Government Still Pursuing Greenberg Case 9 Years Later
Some question if what's left of the case is worth the effort.
David Boies of Boies, Schiller & Flexner, lead counsel for Greenberg, suggests the case won't go away because the attorney general continues to fight "over the carcass of a case where all the significant items have been dismissed and all the damage claims, even for the two items that remain, have been dismissed."
With damages and Martin Act claims off the table, Schneiderman is seeking disgorgement of bonuses Greenberg and Smith received, and injunctive relief to bar the two from the securities industry and prevent them from serving as directors or officers of a public company.

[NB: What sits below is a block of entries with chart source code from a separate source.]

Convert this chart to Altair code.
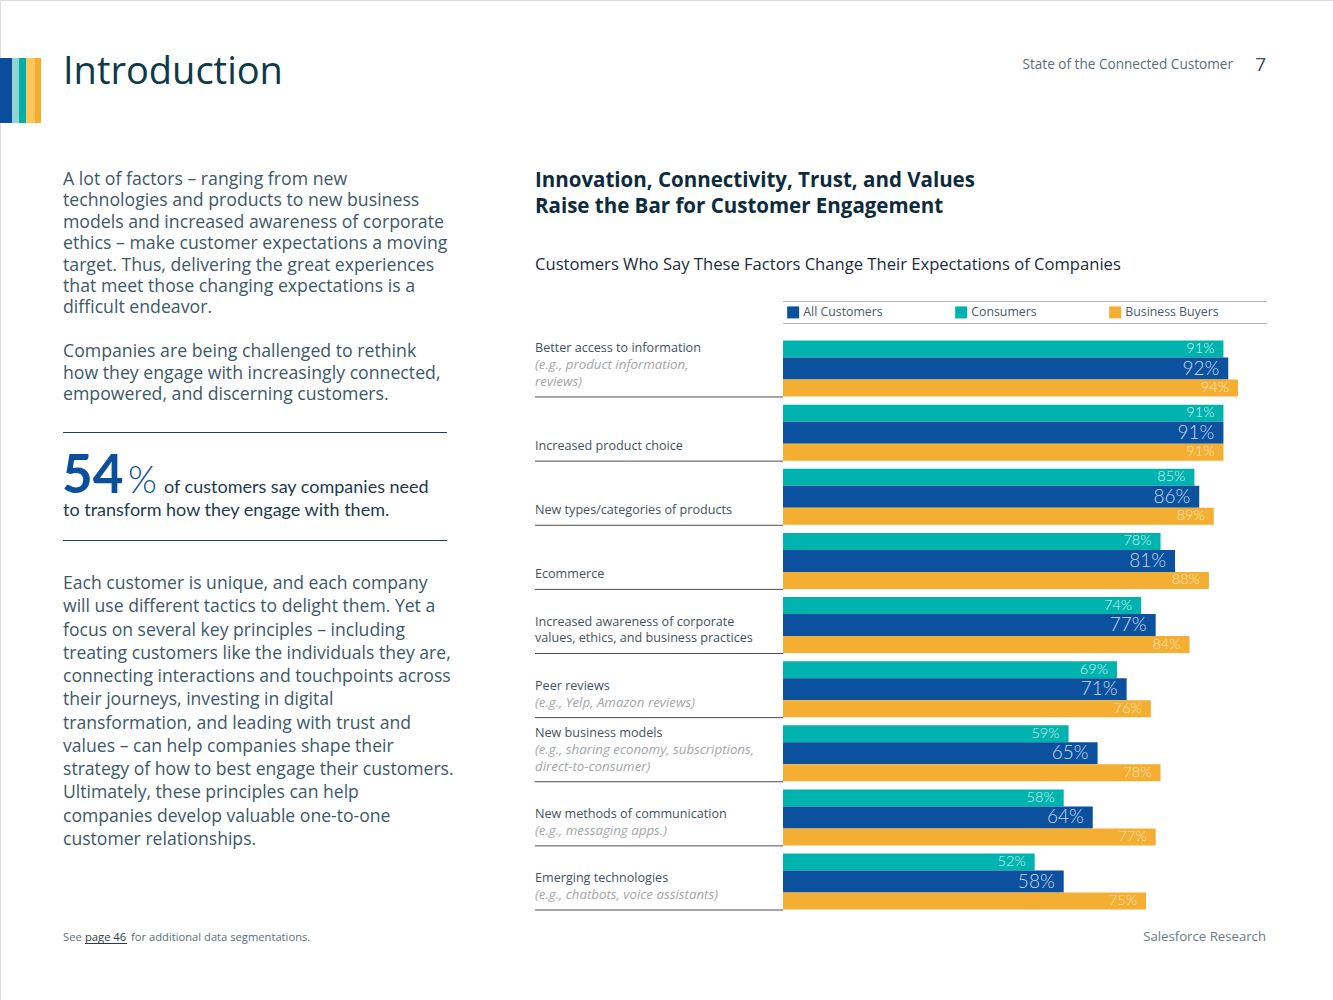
import altair as alt
import pandas as pd

# ---------------- data ----------------
categories = [
    "Better access to information",
    "Increased product choice",
    "New types/categories of products",
    "Ecommerce",
    "Increased awareness of corporate\nvalues, ethics, and business practices",
    "Peer reviews",
    "New business models",
    "New methods of communication",
    "Emerging technologies",
]
examples = [
    "(e.g., product information,\nreviews)",
    "",
    "",
    "",
    "",
    "(e.g., Yelp, Amazon reviews)",
    "(e.g., sharing economy, subscriptions,\ndirect-to-consumer)",
    "(e.g., messaging apps.)",
    "(e.g., chatbots, voice assistants)",
]
all_customers = [92, 91, 86, 81, 77, 71, 65, 64, 58]
consumers = [91, 91, 85, 78, 74, 69, 59, 58, 52]
business_buyers = [94, 91, 89, 88, 84, 76, 78, 77, 75]
series = ["All Customers", "Consumers", "Business Buyers"]
series_colors = ["#0b519e", "#00b3ae", "#f4ae32"]

para1 = ("A lot of factors \u2013 ranging from new\ntechnologies and products to new business\n"
         "models and increased awareness of corporate\nethics \u2013 make customer expectations a moving\n"
         "target. Thus, delivering the great experiences\nthat meet those changing expectations is a\n"
         "difficult endeavor.")
para2 = ("Companies are being challenged to rethink\nhow they engage with increasingly connected,\n"
         "empowered, and discerning customers.")
para3 = ("Each customer is unique, and each company\nwill use different tactics to delight them. Yet a\n"
         "focus on several key principles \u2013 including\ntreating customers like the individuals they are,\n"
         "connecting interactions and touchpoints across\ntheir journeys, investing in digital\n"
         "transformation, and leading with trust and\nvalues \u2013 can help companies shape their\n"
         "strategy of how to best engage their customers.\nUltimately, these principles can help\n"
         "companies develop valuable one-to-one\ncustomer relationships.")

# ---------------- tables ----------------
rows = []
for cat, a, c, b in zip(categories, all_customers, consumers, business_buyers):
    rows.append({"category": cat, "series": "All Customers", "value": a})
    rows.append({"category": cat, "series": "Consumers", "value": c})
    rows.append({"category": cat, "series": "Business Buyers", "value": b})
bars_df = pd.DataFrame(rows)
bars_df["label"] = bars_df["value"].astype(str) + "%"

lab_rows = []
for cat, ex in zip(categories, examples):
    n_ex = len(ex.split("\n")) if ex else 0
    n_main = len(cat.split("\n"))
    lab_rows.append({"category": cat, "example": ex, "n_ex": n_ex, "n_total": n_ex + n_main})
labels_df = pd.DataFrame(lab_rows)

one = pd.DataFrame({"a": [0]})

FONT = "Open Sans"
LATO = "Lato"
LH = 16.8
yscale = alt.Scale(type="point", domain=categories, range=[368.5, 881.5], padding=0)
xscale = alt.Scale(domain=[0, 100], range=[783, 1267])
cscale = alt.Scale(domain=series, range=series_colors)
legend = alt.Legend(orient="none", legendX=787, legendY=306, direction="horizontal", columns=3,
                    title=None, symbolType="square", symbolSize=144, symbolStrokeWidth=0,
                    columnPadding=72, labelFont=FONT, labelFontSize=12.3, labelColor="#4a5a66",
                    labelOffset=4, padding=0, offset=0)
Y = alt.Y("category:N", scale=yscale, axis=None, sort=categories)

layers = []

# bars + value labels
bar_specs = [
    ("Consumers", 17, -19.5, 14.5, "#d5f2f1"),
    ("All Customers", 22, 0, 19, "#c9d9ee"),
    ("Business Buyers", 17, 19.5, 14.5, "#fde7bd"),
]
for s, h, off, fs, tc in bar_specs:
    base = alt.Chart(bars_df).transform_filter(alt.datum.series == s)
    layers.append(base.mark_bar(height=h, yOffset=off).encode(
        x=alt.X("value:Q", scale=xscale, axis=None),
        y=Y,
        color=alt.Color("series:N", scale=cscale, legend=legend),
    ))
    layers.append(base.mark_text(align="right", baseline="middle", dx=-9, yOffset=off,
                                 fontSize=fs, font=LATO, fontWeight=300, color=tc).encode(
        x=alt.X("value:Q", scale=xscale, axis=None),
        y=Y,
        text="label:N",
    ))

# row separators
layers.append(alt.Chart(labels_df).mark_rule(color="#4d4d4d", strokeWidth=1, yOffset=28.5).encode(
    x=alt.value(535), x2=alt.value(783), y=Y,
))
# row labels: last line baseline sits 11px above the separator
for n in (1, 2, 3):
    layers.append(alt.Chart(labels_df).transform_filter(alt.datum.n_total == n).mark_text(
        align="left", baseline="alphabetic", yOffset=17.5 - (n - 1) * LH, lineBreak="\n",
        lineHeight=LH, fontSize=12.6, font=FONT, color="#3f5260").encode(
        x=alt.value(535), y=Y, text="category:N",
    ))
for n in (1, 2):
    layers.append(alt.Chart(labels_df).transform_filter(alt.datum.n_ex == n).mark_text(
        align="left", baseline="alphabetic", yOffset=17.5 - (n - 1) * LH, lineBreak="\n",
        lineHeight=LH, fontSize=13.3, font=FONT, fontStyle="italic", color="#a3a6a8").encode(
        x=alt.value(535), y=Y, text="example:N",
    ))


def txt(text, x, y, size, color, weight="normal", style="normal", align="left", lh=None, font=FONT):
    kw = dict(text=text, align=align, baseline="alphabetic", fontSize=size, color=color,
              font=font, fontWeight=weight, fontStyle=style)
    if lh is not None:
        kw["lineBreak"] = "\n"
        kw["lineHeight"] = lh
    return alt.Chart(one).mark_text(**kw).encode(x=alt.value(x), y=alt.value(y))


def rule(x1, x2, y, color, w=1):
    return alt.Chart(one).mark_rule(color=color, strokeWidth=w).encode(
        x=alt.value(x1), x2=alt.value(x2), y=alt.value(y))


def rect(x1, x2, y1, y2, color):
    return alt.Chart(one).mark_rect(color=color).encode(
        x=alt.value(x1), x2=alt.value(x2), y=alt.value(y1), y2=alt.value(y2))


# header stripes
for x1, x2, col in [(0, 12, "#0b4d9c"), (12, 19, "#90d5d1"), (19, 26, "#00aea8"),
                    (26, 35, "#fdc65c"), (35, 41, "#f4ad30")]:
    layers.append(rect(x1, x2, 58, 123, col))

layers.append(txt("Introduction", 63, 84, 38, "#0a3a4c"))
layers.append(txt("State of the Connected Customer", 1233, 68.5, 13.6, "#5a6e78", align="right"))
layers.append(txt("7", 1266, 71, 19, "#3a4a55", align="right"))

# left column
BODY = "#3d5868"
layers.append(txt(para1, 63, 185, 17.7, BODY, lh=21.4))
layers.append(txt(para2, 63, 357, 17.7, BODY, lh=21.5))
layers.append(rule(63, 447, 432.5, "#1f3f5f"))
layers.append(rule(63, 447, 540.5, "#1f3f5f"))
layers.append(txt("54", 62, 493, 53, "#0b4f9c", weight="bold", font=LATO))
layers.append(txt("%", 128, 493, 37, "#0b4f9c", weight=300, font=LATO))
layers.append(txt("of customers say companies need", 164, 493, 18, "#1c3a4e", font=LATO))
layers.append(txt("to transform how they engage with them.", 63, 516, 18, "#1c3a4e", font=LATO))
layers.append(txt(para3, 63, 589, 17.6, BODY, lh=23.27))

# chart headings
layers.append(txt("Innovation, Connectivity, Trust, and Values\nRaise the Bar for Customer Engagement",
                  535, 187, 20.5, "#0d2b3e", weight="bold", lh=26))
layers.append(txt("Customers Who Say These Factors Change Their Expectations of Companies",
                  535, 270, 16.6, "#1a2b3a"))
layers.append(rule(783, 1267, 301.5, "#b5b5b5"))
layers.append(rule(783, 1267, 323.5, "#b5b5b5"))

# footer
layers.append(txt("See", 63, 941, 11.2, "#5d6d77"))
layers.append(txt("page 46", 85, 941, 11.2, "#2a3a44"))
layers.append(rule(85, 127, 943.5, "#2a3a44"))
layers.append(txt("for additional data segmentations.", 131, 941, 11.2, "#5d6d77"))
layers.append(txt("Salesforce Research", 1266, 941, 13.2, "#6b7b85", align="right"))

chart = alt.layer(*layers).properties(
    width=1333, height=1000,
    autosize=alt.AutoSizeParams(type="none"),
    padding=0,
).configure_view(stroke=None).configure(background="white")

chart.save("out.html", embed_options={"renderer": "svg", "actions": False})
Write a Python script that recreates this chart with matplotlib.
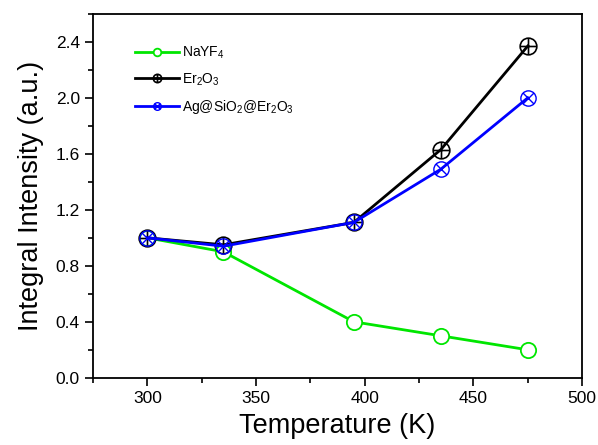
import matplotlib
matplotlib.use("Agg")
import matplotlib.pyplot as plt
import numpy as np
from matplotlib.path import Path
from matplotlib.ticker import MultipleLocator

plt.rcParams['font.family'] = ['Liberation Sans', 'DejaVu Sans']
plt.rcParams['mathtext.default'] = 'regular'

temperature = [300, 335, 395, 435, 475]
nayf4 = [1.0, 0.90, 0.40, 0.30, 0.20]
er2o3 = [1.0, 0.95, 1.11, 1.63, 2.37]
ag_sio2_er2o3 = [1.0, 0.94, 1.11, 1.49, 2.0]

labels = ["NaYF$_4$", "Er$_2$O$_3$", "Ag@SiO$_2$@Er$_2$O$_3$"]


def circle_with(kind):
    circle = Path.unit_circle()
    if kind == "plus":
        segs = [Path([[-1, 0], [1, 0]], [Path.MOVETO, Path.LINETO]),
                Path([[0, -1], [0, 1]], [Path.MOVETO, Path.LINETO])]
    else:
        d = np.sqrt(0.5)
        segs = [Path([[-d, -d], [d, d]], [Path.MOVETO, Path.LINETO]),
                Path([[-d, d], [d, -d]], [Path.MOVETO, Path.LINETO])]
    return Path.make_compound_path(circle, *segs)


oplus = circle_with("plus")
otimes = circle_with("cross")

fig = plt.figure(figsize=(5.98, 4.45), dpi=100)
ax = fig.add_axes([0.1555, 0.151, 0.818, 0.818])

ax.plot(temperature, nayf4, color="#00e600", linewidth=2, marker="o",
        markersize=11, markerfacecolor="white", markeredgecolor="#00e600",
        markeredgewidth=1.3, label=labels[0])
ax.plot(temperature, er2o3, color="black", linewidth=2, marker=oplus,
        markersize=12, markerfacecolor="none", markeredgecolor="black",
        markeredgewidth=1.2, label=labels[1])
ax.plot(temperature, ag_sio2_er2o3, color="#0000ff", linewidth=2, marker=otimes,
        markersize=11, markerfacecolor="none", markeredgecolor="#0000ff",
        markeredgewidth=1.0, label=labels[2])

ax.set_xlim(275, 500)
ax.set_ylim(0, 2.6)
ax.xaxis.set_major_locator(MultipleLocator(50))
ax.xaxis.set_minor_locator(MultipleLocator(25))
ax.yaxis.set_major_locator(MultipleLocator(0.4))
ax.yaxis.set_minor_locator(MultipleLocator(0.2))
ax.yaxis.set_major_formatter(matplotlib.ticker.FormatStrFormatter('%.1f'))

ax.tick_params(which="both", direction="out", top=False, right=False,
               width=1.2, labelsize=12.5)
ax.tick_params(which="major", length=6)
ax.tick_params(which="minor", length=3.5)
for sp in ax.spines.values():
    sp.set_linewidth(1.3)

ax.set_xlabel("Temperature (K)", fontsize=19.5, labelpad=5)
ax.set_ylabel("Integral Intensity (a.u.)", fontsize=19.5, labelpad=8)

ax.legend(loc="upper left", bbox_to_anchor=(0.06, 0.95), frameon=False,
          fontsize=10, markerscale=0.5, handlelength=3.2, handletextpad=0.2,
          labelspacing=0.75)

fig.savefig("out.png", dpi=100)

A legal question remains over whether the attorney general has standing to attain disgorgement. Critics suggest that barring the defendants from the industry is pointless. Greenberg, who is 88 and now runs C.V. Starr & Co., a privately held financial services firm, has said he has no intention of taking that firm or any other public, or working in the securities industry; Smith 67, vice chairman of C.V. Starr, has also indicated that he has no plan to get involved in a public company.
"The damages case is gone, totally," Boies said in an interview. "Instead of giving the case the decent burial it deserves, an attempt has been made to keep it going on life support."
Vincent Sama of Kaye Scholer, who represents Smith, said his client has already served a three-year ban from serving as a director or officer of a public company that resulted from a federal Securities and Exchange Commission probe. He said Smith has no intention of serving as a director of a public company.
"The case has gone on for too long and should be dropped," Sama said. "There just doesn't seem to be any basis for it any longer."
Schneiderman's office, however, said that formally barring Greenberg and Smith from the securities industry is vital to protecting consumers, reforming the market and making the point that the rich and powerful cannot evade justice.
Spitzer, who is no longer in public office but continues to watch the progression of the case he initiated, agreed.
"Those who have been injured have been compensated, but the state still has an overpowering argument ... in vindicating the state's right to impose an obligation to report accurately and forthrightly," Spitzer said in an interview. "Playing the game the right way is what capitalism is all about."